The National Park Service expected the cable channel miniseries to bring new visitors, and they’re arriving by the thousands
The staff at the Adams National Historical Park expected it to happen, and it has: HBO’s “John Adams” miniseries is bringing thousands more visitors to the site.
From opening day on April 19 through May 31, park attendance jumped 20 percent over the same weeks in in 2007, from around 28,000 to 35,000.
“We’re seeing what the miniseries is going to do,” deputy superintendent Caroline Keinath said. “We’re thrilled.”
The HBO series aired in March and April.

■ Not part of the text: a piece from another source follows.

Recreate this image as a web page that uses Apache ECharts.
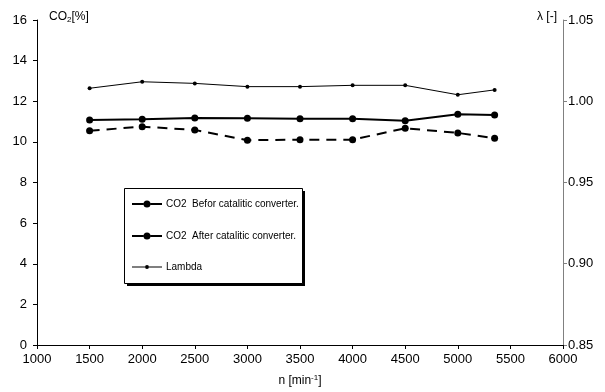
<!DOCTYPE html>
<html>
<head>
<meta charset="utf-8">
<script src="https://cdn.jsdelivr.net/npm/echarts@6/dist/echarts.min.js"></script>
<style>
html,body{margin:0;padding:0;background:#fff;}
#c{width:605px;height:392px;}
</style>
</head>
<body>
<div id="c"></div>
<script>
var rpm = [1500, 2000, 2500, 3000, 3500, 4000, 4500, 5000, 5350];
var co2Before = [11.08, 11.11, 11.18, 11.16, 11.14, 11.14, 11.04, 11.36, 11.32];
var co2After = [10.55, 10.75, 10.59, 10.08, 10.11, 10.11, 10.67, 10.44, 10.18];
var lambda = [1.008, 1.012, 1.011, 1.009, 1.009, 1.0098, 1.0098, 1.004, 1.007];
var seriesNames = ['CO2  Befor catalitic converter.', 'CO2  After catalitic converter.', 'Lambda'];

function pairs(xs, ys) { return xs.map(function (x, i) { return [x, ys[i]]; }); }

var FONT = "'Liberation Sans', Arial, sans-serif";
var iconBig = 'path://M0,2.5H11.5V4.5H0Z M18.5,2.5H30V4.5H18.5Z M11.5,3.5A3.5,3.5,0,1,1,18.5,3.5A3.5,3.5,0,1,1,11.5,3.5Z';
var iconSmall = 'path://M0,1.5H13V2.5H0Z M17,1.5H30V2.5H17Z M13,2A2,2,0,1,1,17,2A2,2,0,1,1,13,2Z';
var legendIcons = [iconBig, iconBig, iconSmall];
var legendTops = [199, 231, 262];

function makeLegend(i) {
  return {
    orient: 'vertical', left: 132, top: legendTops[i], padding: 0,
    itemWidth: 30, itemHeight: 14, z: 10,
    textStyle: {fontFamily: FONT, fontSize: 10, color: '#000', padding: [0, 0, 0, -1]},
    data: [{name: seriesNames[i], icon: legendIcons[i]}]
  };
}

var chart = echarts.init(document.getElementById('c'), null, {renderer: 'canvas'});
chart.setOption({
  animation: false,
  backgroundColor: '#fff',
  textStyle: {fontFamily: FONT, color: '#000'},
  grid: {left: 37, right: 42, top: 20, bottom: 47, containLabel: false},
  legend: [makeLegend(0), makeLegend(1), makeLegend(2)],
  xAxis: {
    type: 'value', min: 1000, max: 6000, interval: 500,
    name: 'n [min{sup|-1}]', nameLocation: 'middle', nameGap: 29,
    nameTextStyle: {fontSize: 12, color: '#000', fontFamily: FONT,
      rich: {sup: {fontSize: 8, verticalAlign: 'top', padding: [0, 0, 6, 0], color: '#000', fontFamily: FONT}}},
    axisLine: {onZero: false, lineStyle: {color: '#000', width: 1}},
    axisTick: {show: true, inside: false, length: 4, lineStyle: {color: '#000'}},
    axisLabel: {fontSize: 13, color: '#000', margin: 8, fontFamily: FONT,
      formatter: function (v) { return String(v); }},
    splitLine: {show: false}
  },
  yAxis: [{
    type: 'value', min: 0, max: 16, interval: 2,
    axisLine: {show: true, lineStyle: {color: '#000', width: 1}},
    axisTick: {show: true, inside: false, length: 4, lineStyle: {color: '#000'}},
    axisLabel: {fontSize: 13, color: '#000', margin: 10, fontFamily: FONT},
    splitLine: {show: false}
  }, {
    type: 'value', min: 0.85, max: 1.05, interval: 0.05, position: 'right',
    axisLine: {show: true, lineStyle: {color: '#808080', width: 1}},
    axisTick: {show: true, inside: false, length: 4, lineStyle: {color: '#808080'}},
    axisLabel: {fontSize: 13, color: '#000', margin: 5, fontFamily: FONT,
      formatter: function (v) { return v.toFixed(2); }},
    splitLine: {show: false}
  }],
  graphic: [
    {type: 'rect', z: 8, silent: true,
      shape: {x: 127, y: 191, width: 178, height: 95},
      style: {fill: '#000', stroke: null}},
    {type: 'rect', z: 9, silent: true,
      shape: {x: 124.5, y: 188.5, width: 178, height: 95},
      style: {fill: '#fff', stroke: '#000', lineWidth: 1}},
    {type: 'text', left: 49, top: 11, z: 100,
      style: {text: '{a|CO}{s|2}{a|[%]}', fill: '#000',
        rich: {a: {fontSize: 12, fontFamily: FONT, fill: '#000'},
               s: {fontSize: 8, fontFamily: FONT, fill: '#000', verticalAlign: 'bottom', padding: [5, 0, 0, 0]}}}},
    {type: 'text', right: 48, top: 11, z: 100,
      style: {text: 'λ [-]', fontSize: 12, fontFamily: FONT, fill: '#000'}}
  ],
  series: [{
    name: seriesNames[0], type: 'line', yAxisIndex: 0,
    data: pairs(rpm, co2Before),
    symbol: 'circle', symbolSize: 7,
    itemStyle: {color: '#000'},
    lineStyle: {color: '#000', width: 2, type: 'solid'}
  }, {
    name: seriesNames[1], type: 'line', yAxisIndex: 0,
    data: pairs(rpm, co2After),
    symbol: 'circle', symbolSize: 7,
    itemStyle: {color: '#000'},
    lineStyle: {color: '#000', width: 2, type: [10, 7]}
  }, {
    name: seriesNames[2], type: 'line', yAxisIndex: 1,
    data: pairs(rpm, lambda),
    symbol: 'circle', symbolSize: 4,
    itemStyle: {color: '#000'},
    lineStyle: {color: '#000', width: 1, type: 'solid'}
  }]
});
</script>
</body>
</html>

It stars Paul Giamatti and Laura Linney, and is based on David McCullough’s best-selling, Pulitzer Prize-winning biography, which gave the park attendance an even bigger boost when it was published in 2001.
Last year the park had 227,000, three times the total of the years before McCullough’s book revived the second president’s stature and put the Quincy park on the national map.
Keinath said the “HBO effect” is also significant because it’s bringing a different group of visitors – viewers, rather than book readers and history buffs.
This is posing a challenge to the park, though it’s one any site would welcome: Larger crowds are forcing the Adams Park to come up with new ways to provide a complete visit for everyone.
The park has doubled its staff of rangers and guides, from 10 to 20, and is planning to conduct more extensive trolley tours in July and August.
The tours are partly aimed at easing the demand for tours of the Old House, the park’s key site, where John and Abigail Adams, their son and president John Quincy Adams and two other generations of the family lived.
With a limit of 10 people per tour in an 18th century house, “that’s a significant challenge,” Keinath said. “We want everyone who comes to have a good experience.”